FED can't stop with printing!

Janet Yeallen

After ‘Lehman failure’, the FED started with biggest money printing of all time. Prior to the Lehman Brothers failure, the FED reports that the monetary base stood at $849.8 billion and until today, the monetary base had expanded to more then $4,0 trillion. This $3,15 trillion expansion has all taken place within 8 years. If, instead, the Fed had continued to expand the monetary base at a normal pace, it would have taken nearly 170 years to come this far. In other words, With normal growth, the FED’s recent $3,15 trillion monetary expansion would not have been achieved until the year 2185.!

We have seen at this week’s FOMC meeting, that the FED can’t stop with printing, not until… the next meeting? I don’t think so. Next FOMC meeting is in June and there is no way for FED to hike rates then, on my oppinion not until at least the end of this year, maybe in October’s meeting!? But most likely, the FED will extend that for the next year, for 2016.! Janet Yellen admitted that  it’s not so easy to tighten monetary policy now, and based on this numbers, you can see why. On my oppinion, when it comes to tightening, that will be much smaller and softer than expected. As for that, I think we can be calm until at least until October, regardless of the better figures from the US economy.

US Monetary base 2015.

One comment

  • I see all of this in a completely different light. The big turning point was obviously the financial crash of 2008 punctuated by the failure of Lehman Brothers. In the period prior to the financial crash every bank and lender was involved in what is known as fractional-reserve banking. The all time worse offender was the UK bank known as Bradford and Bingley plc.

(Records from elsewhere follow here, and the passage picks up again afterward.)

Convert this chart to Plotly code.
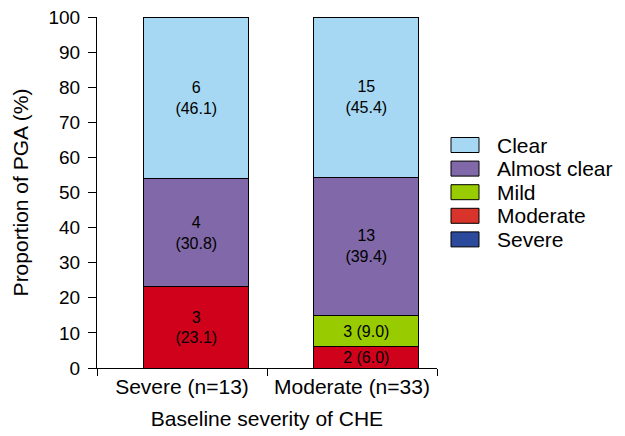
import plotly.graph_objects as go

# ---- data ----
groups = ["Severe (n=13)", "Moderate (n=33)"]
levels = ["Clear", "Almost clear", "Mild", "Moderate", "Severe"]
counts = {
    "Clear":        [6, 15],
    "Almost clear": [4, 13],
    "Mild":         [0, 3],
    "Moderate":     [3, 2],
    "Severe":       [0, 0],
}
percents = {
    "Clear":        [46.1, 45.4],
    "Almost clear": [30.8, 39.4],
    "Mild":         [0.0, 9.0],
    "Moderate":     [23.1, 6.0],
    "Severe":       [0.0, 0.0],
}
bar_colors = {
    "Clear": "#a6d8f4",
    "Almost clear": "#8168a8",
    "Mild": "#99cc00",
    "Moderate": "#d0021b",
    "Severe": "#2b4a9b",
}
legend_colors = {
    "Clear": "#a6d8f4",
    "Almost clear": "#8168a8",
    "Mild": "#99cc00",
    "Moderate": "#d8342b",
    "Severe": "#2b4a9b",
}

FONT = "Liberation Sans, Arial, sans-serif"

fig = go.Figure()
stack_order = ["Severe", "Moderate", "Mild", "Almost clear", "Clear"]
for lvl in stack_order:
    texts = []
    for n, p in zip(counts[lvl], percents[lvl]):
        if n == 0:
            texts.append("")
        elif p < 10:
            texts.append(f"{n} ({p:.1f})")
        else:
            texts.append(f"{n}<br>({p:.1f})")
    fig.add_trace(go.Bar(
        x=groups, y=percents[lvl], name=lvl,
        marker=dict(color=bar_colors[lvl], line=dict(color="black", width=1)),
        width=0.62, offset=-0.226,
        text=texts, textposition="inside", insidetextanchor="middle",
        textangle=0, constraintext="none",
        textfont=dict(family=FONT, size=16, color="black"),
        showlegend=False, hoverinfo="skip",
    ))

# manual legend (rectangular swatches)
shapes = []
annotations = []
y_top_px = 145
step_px = 23.6
plot_top, plot_bot, plot_left, plot_w = 17, 368, 97, 340
plot_h = plot_bot - plot_top
for i, lvl in enumerate(levels):
    yc = y_top_px + i * step_px
    yp = (plot_bot - yc) / plot_h
    h = 7.5 / plot_h
    shapes.append(dict(type="rect", xref="paper", yref="paper",
                       x0=(451 - plot_left) / plot_w, x1=(479 - plot_left) / plot_w,
                       y0=yp - h, y1=yp + h,
                       fillcolor=legend_colors[lvl], line=dict(color="black", width=1)))
    annotations.append(dict(xref="paper", yref="paper",
                            x=(495 - plot_left) / plot_w, y=yp,
                            xanchor="left", yanchor="middle", showarrow=False,
                            text=lvl, font=dict(family=FONT, size=21, color="black")))

fig.update_layout(
    barmode="stack",
    width=625, height=436,
    margin=dict(l=97, r=188, t=17, b=68, autoexpand=False),
    plot_bgcolor="white", paper_bgcolor="white",
    font=dict(family=FONT, color="black"),
    shapes=shapes, annotations=annotations,
    showlegend=False,
)
fig.update_xaxes(
    type="category", showline=True, linecolor="black", linewidth=1,
    ticks="outside", tickson="boundaries", ticklen=7, tickcolor="black",
    tickfont=dict(size=21, family=FONT), showgrid=False, automargin=False,
    title=dict(text="Baseline severity of CHE", font=dict(size=21, family=FONT), standoff=14),
)
fig.update_yaxes(
    range=[0, 100], dtick=10, showline=True, linecolor="black", linewidth=1,
    ticks="outside", ticklen=8, tickcolor="black", showgrid=False, zeroline=False,
    tickfont=dict(size=19, family=FONT), automargin=False, ticklabelstandoff=4,
    title=dict(text="Proportion of PGA (%)", font=dict(size=21, family=FONT), standoff=14),
)

fig.write_html("out.html", config={"displayModeBar": False},
               post_script="document.body.style.margin='0';document.body.style.overflow='hidden';")
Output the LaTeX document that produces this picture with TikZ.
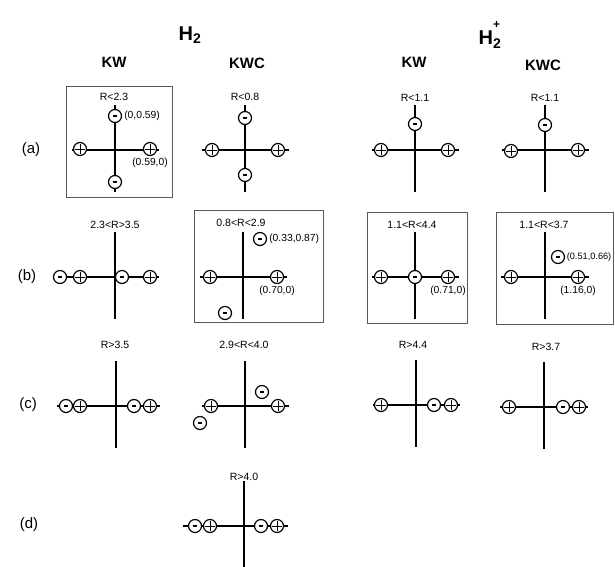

    Wikipedia defines fractional-reserve banking as the practice whereby a bank takes in deposits, creates credit or makes loans, and holds reserves (to satisfy demands for withdrawals) that are less than the amount of its customers’ deposits. Reserves are held at the bank as currency, or as deposits in the bank’s accounts at the central bank. Because bank deposits are usually considered money in their own right, fractional-reserve banking permits the money supply to grow beyond the amount of the underlying reserves of base money originally created by the central bank.

    Because of the financial crisis the liquidity created by fractional-reserve banking evaporated. To replace this liquidity, the FED lead by Ben Bernanke, embarked on the massive quantitative easing program. The liquidity provided by the FED merely has replaced the liquidity previously provided by fractional-reserve banking. Because of the previous high levels of fractional-reserve banking posed such a serious risk to the economy, current levels have been restricted.

    Thus until the banks and other lenders are able to provide the liquidity they previously provided, the role falls on the FED which has step up to the plate and effectively saved America from a repeat the events which lead up to and prolonged the Great Depression.

    Thus in summary the $3.15 trillion expansion of the monetary base, in my opinion, represents and is equivalently to the loss of money caused by the reduction in the level of fractional-reserve banking.